As Akyazı’nın izlediğim maçlarında bana en çok güven veren yeri defansıydı. Salı günü o defansa adeta sefilleri oynadı. İlk goldeki hatalarının yanı sıra yenilen ikinci gol Akyazılı oyuncuların rakip takım oyuncularına ikramıydı.
Dediğim gibi oyuncularımızın birkaçı hariç diğerleri sahada sadece gezinip durdular ve aman top bana gelmesin düşüncesiyle hareket ettikleri için sürekli olarak toptan kaçtılar.

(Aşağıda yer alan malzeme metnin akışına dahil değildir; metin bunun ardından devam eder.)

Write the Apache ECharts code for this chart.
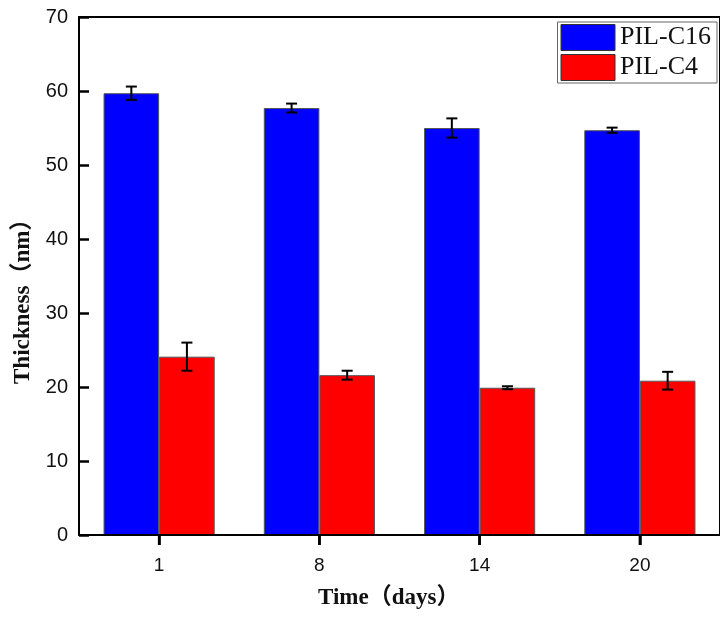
<!DOCTYPE html>
<html>
<head>
<meta charset="utf-8">
<script src="https://cdn.jsdelivr.net/npm/echarts@6/dist/echarts.min.js"></script>
<style>
  html, body { margin: 0; padding: 0; background: #fff; }
  #chart { width: 720px; height: 618px; }
</style>
</head>
<body>
<div id="chart"></div>
<script>
// Film thickness over time for two ionic-liquid polymers
const days = ['1', '8', '14', '20'];
const c16Mean = [59.7, 57.7, 55.0, 54.7];
const c16Err = [0.9, 0.6, 1.3, 0.35];
const c4Mean = [24.1, 21.6, 19.9, 20.85];
const c4Err = [1.9, 0.6, 0.2, 1.2];
const yTicks = [0, 10, 20, 30, 40, 50, 60, 70];

const serif = '"Liberation Serif", "Noto Sans CJK SC", serif';
const sans = '"Liberation Sans", Arial, sans-serif';

// Error bar drawn as a vertical whisker with caps, offset to the bar of its series
function errorBars(means, errs, offsetSign) {
  return {
    type: 'custom',
    z: 10,
    data: means.map((m, i) => [i, m - errs[i], m + errs[i]]),
    renderItem: function (params, api) {
      const i = api.value(0);
      const lo = api.coord([i, api.value(1)]);
      const hi = api.coord([i, api.value(2)]);
      const band = api.size([1, 0])[0];
      const barW = band * 0.3468;
      const x = lo[0] + offsetSign * barW / 2;
      const cap = 5.5;
      const style = { stroke: '#000', lineWidth: 2, fill: null };
      return {
        type: 'group',
        children: [
          { type: 'line', shape: { x1: x, y1: lo[1], x2: x, y2: hi[1] }, style },
          { type: 'line', shape: { x1: x - cap, y1: lo[1], x2: x + cap, y2: lo[1] }, style },
          { type: 'line', shape: { x1: x - cap, y1: hi[1], x2: x + cap, y2: hi[1] }, style }
        ]
      };
    }
  };
}

// Outward tick marks under each day on the bottom axis
const dayTicks = {
  type: 'custom',
  z: 10,
  clip: false,
  silent: true,
  data: days.map((d, i) => [i, yTicks[0]]),
  renderItem: function (params, api) {
    const p = api.coord([api.value(0), api.value(1)]);
    return {
      type: 'line',
      shape: { x1: p[0], y1: p[1], x2: p[0], y2: p[1] + 10 },
      style: { stroke: '#000', lineWidth: 2.5 }
    };
  }
};

const frameLine = { show: true, onZero: false, lineStyle: { color: '#000', width: 2 } };
const tickStyle = { color: '#000', width: 2.5 };

const chart = echarts.init(document.getElementById('chart'));
chart.setOption({
  animation: false,
  backgroundColor: '#fff',
  grid: { left: 79, top: 17, width: 645, height: 518 },
  legend: {
    right: 3, top: 22,
    orient: 'vertical',
    icon: 'rect',
    itemWidth: 54, itemHeight: 26, itemGap: 3,
    padding: [2, 6, 2, 3],
    borderColor: '#666', borderWidth: 1,
    backgroundColor: '#fff',
    textStyle: { fontFamily: serif, fontSize: 26, color: '#111' },
    itemStyle: { borderColor: '#333', borderWidth: 1 },
    data: ['PIL-C16', 'PIL-C4']
  },
  xAxis: [
    {
      type: 'category',
      data: days,
      position: 'bottom',
      z: 5,
      axisLine: frameLine,
      axisTick: { show: true, alignWithLabel: true, length: 10, lineStyle: tickStyle },
      axisLabel: { fontFamily: sans, fontSize: 19, color: '#111', margin: 21 }
    },
    {
      type: 'category',
      data: days,
      position: 'top',
      axisLine: frameLine,
      axisTick: { show: false },
      axisLabel: { show: false }
    }
  ],
  yAxis: [
    {
      type: 'value',
      position: 'left',
      z: 5,
      min: yTicks[0], max: yTicks[yTicks.length - 1], interval: 10,
      splitLine: { show: false },
      axisLine: frameLine,
      axisTick: { show: true, inside: true, length: 10, lineStyle: tickStyle },
      axisLabel: { fontFamily: sans, fontSize: 20, color: '#111', margin: 11 }
    },
    {
      type: 'value',
      position: 'right',
      min: yTicks[0], max: yTicks[yTicks.length - 1], interval: 10,
      splitLine: { show: false },
      axisLine: frameLine,
      axisTick: { show: false },
      axisLabel: { show: false }
    }
  ],
  graphic: [
    {
      type: 'text', left: 318, top: 587,
      style: { text: 'Time（days）', font: 'bold 23px ' + serif, fill: '#111' }
    },
    {
      type: 'text', x: 12, y: 384, rotation: Math.PI / 2,
      style: { text: 'Thickness（nm）', font: 'bold 23px ' + serif, fill: '#111',
               align: 'left', verticalAlign: 'top' }
    }
  ],
  series: [
    {
      name: 'PIL-C16', type: 'bar', data: c16Mean,
      barWidth: '34.68%', barGap: '0%',
      itemStyle: { color: '#0000ff', borderColor: '#555', borderWidth: 1 }
    },
    {
      name: 'PIL-C4', type: 'bar', data: c4Mean,
      barWidth: '34.68%', barGap: '0%',
      itemStyle: { color: '#ff0000', borderColor: '#555', borderWidth: 1 }
    },
    errorBars(c16Mean, c16Err, -1),
    errorBars(c4Mean, c4Err, 1),
    dayTicks
  ]
});
</script>
</body>
</html>
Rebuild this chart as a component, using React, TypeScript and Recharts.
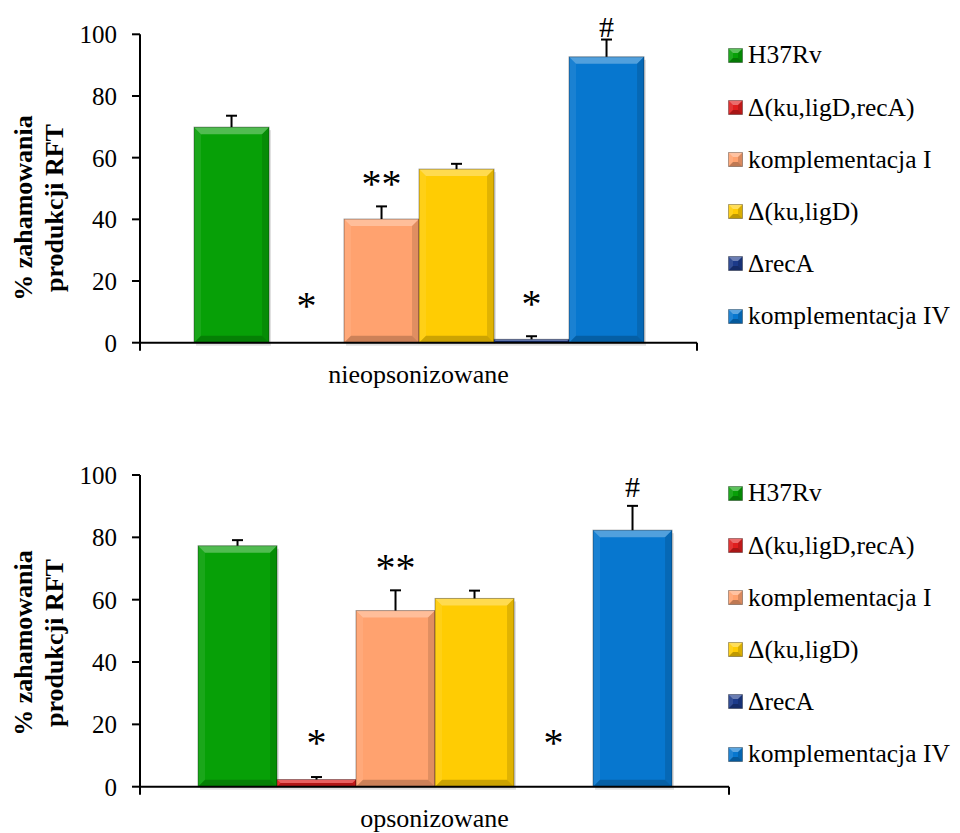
import React from 'react';
import { BarChart, Bar, XAxis, YAxis, LabelList, Legend } from 'recharts';

const FONT = "'Liberation Serif', Tinos, 'Times New Roman', 'Nimbus Roman', 'DejaVu Serif', serif";

const strains = ['H37Rv', 'Δ(ku,ligD,recA)', 'komplementacja I', 'Δ(ku,ligD)', 'ΔrecA', 'komplementacja IV'];
const strainColors = ['#07A007', '#E01E1E', '#FFA26F', '#FFCC03', '#1C3A8A', '#0777CF'];
const yTicks = [0, 20, 40, 60, 80, 100];

// panel 1 - nieopsonizowane
const topGroup = 'nieopsonizowane';
const topValues = [69.9, 0, 40.1, 56.3, 1.1, 92.7];
const topErrors = [3.7, 0, 4.1, 1.7, 1, 5.6];
const topMarks = ['', '*', '**', '', '*', '#'];
const topMarkLevels = [0, 13.9, 53.5, 0, 14.5, 102.5];

// panel 2 - opsonizowane
const bottomGroup = 'opsonizowane';
const bottomValues = [77.3, 2.3, 56.5, 60.4, 0, 82.3];
const bottomErrors = [1.8, 0.8, 6.5, 2.5, 0, 7.8];
const bottomMarks = ['', '*', '**', '', '*', '#'];
const bottomMarkLevels = [0, 16, 72, 0, 16, 96];

const buildRows = (group: string, values: number[], errors: number[]) => {
  const row: any = { group };
  values.forEach((v, i) => {
    row[`v${i}`] = v;
    row[`e${i}`] = errors[i];
  });
  return [row];
};

const bevelPolys = (x: number, y: number, w: number, h: number, b: number) => ({
  top: `${x},${y} ${x + w},${y} ${x + w - b},${y + b} ${x + b},${y + b}`,
  left: `${x},${y} ${x + b},${y + b} ${x + b},${y + h - b} ${x},${y + h}`,
  right: `${x + w},${y} ${x + w},${y + h} ${x + w - b},${y + h - b} ${x + w - b},${y + b}`,
  bottom: `${x},${y + h} ${x + b},${y + h - b} ${x + w - b},${y + h - b} ${x + w},${y + h}`,
});

const BevelBar = (props: any) => {
  const { x, y, width: w, height: h, fill } = props;
  if (!h || h <= 0) return null;
  const b = Math.min(7, h / 2, w / 2);
  const p = bevelPolys(x, y, w, h, b);
  return (
    <g>
      <rect x={x + 2} y={y + 3} width={w} height={h} fill="#000" fillOpacity={0.12} />
      <rect x={x} y={y} width={w} height={h} fill={fill} />
      <polygon points={p.top} fill="#fff" fillOpacity={0.3} />
      <polygon points={p.left} fill="#fff" fillOpacity={0.08} />
      <polygon points={p.right} fill="#000" fillOpacity={0.12} />
      <polygon points={p.bottom} fill="#000" fillOpacity={0.2} />
      <rect x={x} y={y} width={w} height={h} fill="none" stroke="#000" strokeOpacity={0.35} strokeWidth={1} />
    </g>
  );
};

const BevelSquare = ({ color }: { color: string }) => {
  const p = bevelPolys(0.5, 0.5, 14, 14, 4.5);
  return (
    <svg width={15} height={15} style={{ display: 'block', flex: 'none' }}>
      <rect x={0.5} y={0.5} width={14} height={14} fill={color} />
      <polygon points={p.top} fill="#fff" fillOpacity={0.35} />
      <polygon points={p.left} fill="#fff" fillOpacity={0.1} />
      <polygon points={p.right} fill="#000" fillOpacity={0.15} />
      <polygon points={p.bottom} fill="#000" fillOpacity={0.25} />
      <rect x={0.5} y={0.5} width={14} height={14} fill="none" stroke="#000" strokeOpacity={0.3} />
    </svg>
  );
};

const LegendBox = ({ payload }: any) => {
  const colorOf = new Map((payload || []).map((p: any) => [p.value, p.color]));
  return (
    <div>
      {strains.map((s, i) => (
        <div key={s} style={{ height: 52.2, display: 'flex', alignItems: 'center' }}>
          <BevelSquare color={(colorOf.get(s) as string) || strainColors[i]} />
          <span style={{ marginLeft: 5, fontFamily: FONT, fontSize: 25.5, lineHeight: 1, color: '#000', whiteSpace: 'nowrap' }}>{s}</span>
        </div>
      ))}
    </div>
  );
};

// upper half of the error bar only (Excel "plus" direction)
const errorLabel = (ppu: number) => (p: any) => {
  const err = Number(p.value);
  if (!err) return null;
  const vb = p.viewBox ?? p;
  const cx = vb.x + vb.width / 2;
  const y0 = vb.y;
  const y1 = y0 - err * ppu;
  return (
    <g stroke="#000" strokeWidth={2}>
      <line x1={cx} y1={y0} x2={cx} y2={y1} />
      <line x1={cx - 5.5} y1={y1} x2={cx + 5.5} y2={y1} />
    </g>
  );
};

const markLabel = (mark: string, level: number, ppu: number) => (p: any) => {
  if (!mark) return null;
  const vb = p.viewBox ?? p;
  const cx = vb.x + vb.width / 2;
  const base = vb.y + vb.height;
  const cy = base - level * ppu;
  const star = mark.includes('*');
  return (
    <text x={cx} y={cy + (star ? 19 : 10)} textAnchor="middle" fontFamily={FONT} fontSize={star ? 40 : 30} fill="#000">
      {mark}
    </text>
  );
};

const YTitle = ({ cy }: { cy: number }) => (
  <g fontFamily={FONT} fontSize={26} fontWeight="bold" fill="#000">
    <text x={32} y={cy} transform={`rotate(-90 32 ${cy})`} textAnchor="middle">% zahamowania</text>
    <text x={63} y={cy} transform={`rotate(-90 63 ${cy})`} textAnchor="middle">produkcji RFT</text>
  </g>
);

interface PanelProps {
  top: number;
  height: number;
  plotTop: number;
  plotBottom: number;
  plotRight: number;
  gap: string;
  group: string;
  values: number[];
  errors: number[];
  marks: string[];
  markLevels: number[];
  titleY: number;
  legendTop: number;
}

const Panel: React.FC<PanelProps> = ({ top, height, plotTop, plotBottom, plotRight, gap, group, values, errors, marks, markLevels, titleY, legendTop }) => {
  const data = buildRows(group, values, errors);
  const ppu = (plotBottom - plotTop) / 100;
  const plotWidth = plotRight - 140;

  const CategoryTick = (p: any) => (
    <g>
      <line x1={p.x - plotWidth / 2} y1={p.y} x2={p.x - plotWidth / 2} y2={p.y + 8} stroke="#000" strokeWidth={2} />
      <line x1={p.x + plotWidth / 2} y1={p.y} x2={p.x + plotWidth / 2} y2={p.y + 8} stroke="#000" strokeWidth={2} />
      <text x={p.x} y={p.y + 40} textAnchor="middle" fontFamily={FONT} fontSize={26} fill="#000">
        {p.payload.value}
      </text>
    </g>
  );

  return (
    <div style={{ position: 'absolute', left: 0, top, width: 960, height }}>
      <BarChart
        width={960}
        height={height}
        data={data}
        margin={{ top: plotTop, right: 960 - plotRight, bottom: 0, left: 0 }}
        barCategoryGap={gap}
        barGap={0}
      >
        <XAxis
          dataKey="group"
          height={height - plotBottom}
          axisLine={{ stroke: '#000', strokeWidth: 2 }}
          tickLine={false}
          tickSize={0}
          tickMargin={0}
          tick={CategoryTick}
        />
        <YAxis
          width={140}
          domain={[0, 100]}
          ticks={yTicks}
          axisLine={{ stroke: '#000', strokeWidth: 2 }}
          tickLine={{ stroke: '#000', strokeWidth: 2 }}
          tickSize={8}
          tickMargin={15}
          tick={{ fontFamily: FONT, fontSize: 25, fill: '#000' }}
          label={() => <YTitle cy={titleY} />}
        />
        <Legend
          layout="vertical"
          align="center"
          verticalAlign="middle"
          wrapperStyle={{ left: 728, top: legendTop, width: 232, height: 'auto' }}
          content={(p: any) => <LegendBox payload={p.payload} />}
        />
        {strains.map((s, i) => (
          <Bar key={s} dataKey={`v${i}`} name={s} fill={strainColors[i]} shape={BevelBar} isAnimationActive={false}>
            <LabelList dataKey={`e${i}`} content={errorLabel(ppu)} />
            <LabelList dataKey={`v${i}`} content={markLabel(marks[i], markLevels[i], ppu)} />
          </Bar>
        ))}
      </BarChart>
    </div>
  );
};

export default function App() {
  return (
    <div style={{ position: 'absolute', left: 0, top: 0, width: 960, height: 833, background: '#fff' }}>
      <Panel
        top={0}
        height={420}
        plotTop={34.3}
        plotBottom={342.7}
        plotRight={697}
        gap="9.7%"
        group={topGroup}
        values={topValues}
        errors={topErrors}
        marks={topMarks}
        markLevels={topMarkLevels}
        titleY={208}
        legendTop={29}
      />
      <Panel
        top={440}
        height={393}
        plotTop={35}
        plotBottom={346.7}
        plotRight={729}
        gap="9.85%"
        group={bottomGroup}
        values={bottomValues}
        errors={bottomErrors}
        marks={bottomMarks}
        markLevels={bottomMarkLevels}
        titleY={203}
        legendTop={27}
      />
    </div>
  );
}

Toptan kaçan oyuncuların başında Yusuf geliyordu. 90 dakika boyunca takımına olumlu bir katkısı olmadı. Sürekli toptan kaçtı ve sanki görev yeri orasıymış gibi sürekli defansa gelip top çıkarma gibi anlamsız bir tutumun içine girdi. Hele hele maçın henüz başlarında kaleci ile karşı karşıya kaldığı pozisyonda o topu ağlarla buluşturması içten bile değilken, topu kaleciye teslim etmesi Yusuf gibi klasını ispatlamış olan bir futbolcuya hiç mi hiç yakışmadı. Teknik patronun bu oyuncuya 90 dakika nasıl tahammül ettiğini doğrusunu söylemek gerekirse anlamakta zorlandım. Tabi sadece Yusuf değildi toptan kaçan ve sürekli olarak topun bulunmadığı alanlarda gezinen. Birçok oyuncu da Yusuf gibi hareket etti.
Maçı izlerken kalitelerini ve klaslarını bildiğim oyuncularımızın sahada hiç top oynamamaları, sürekli olarak topun olduğu yerlerden kaçıyor olmaları bu işte bir şeytanlık var dedirtti ve aklımı karıştırdı. Akyazıspora gönül vermiş sporseverler gibi Ben de futbolcuların şartlar ne olursa olsun sahaya çıkıp adam gibi futbol oynamalarını ,
yenileceklerse de iyi futbol oynayarak yenilmelerini beklerdim. Çünkü bizim takım bunları yapabilecek kalitede ve güçteydi. Onun için takımı ligden düşüren oyuncuları da şiddetle kınıyorum. Onlara her şey para demek olmadığını hatırlatmakta da yarar görüyorum.
İzah etmeye çalıştığım olumsuzların yaşanmasındaki en büyük suç ve sorumluluk elbette ki önce yönetim sonra da futbolcularına sahip çıkamayan, futbolcularını bu önemli maça doğru dürüst hazırlayamayan, maç sırasında oyuna müdahale edemeyen, taktik bakımdan sınıfta kalan teknik patrondadır.
Geçmişte olduğu gibi gelecekte de tarih Belediye ve kulüp başkanı Yaşar Yazıcıyı takımı BAL ligine çıkartan sonra da düşüren, Sait Okur’u da yine takımını küme düşüren teknik patron olarak anacaktır. Bilmem anlatabildim mi?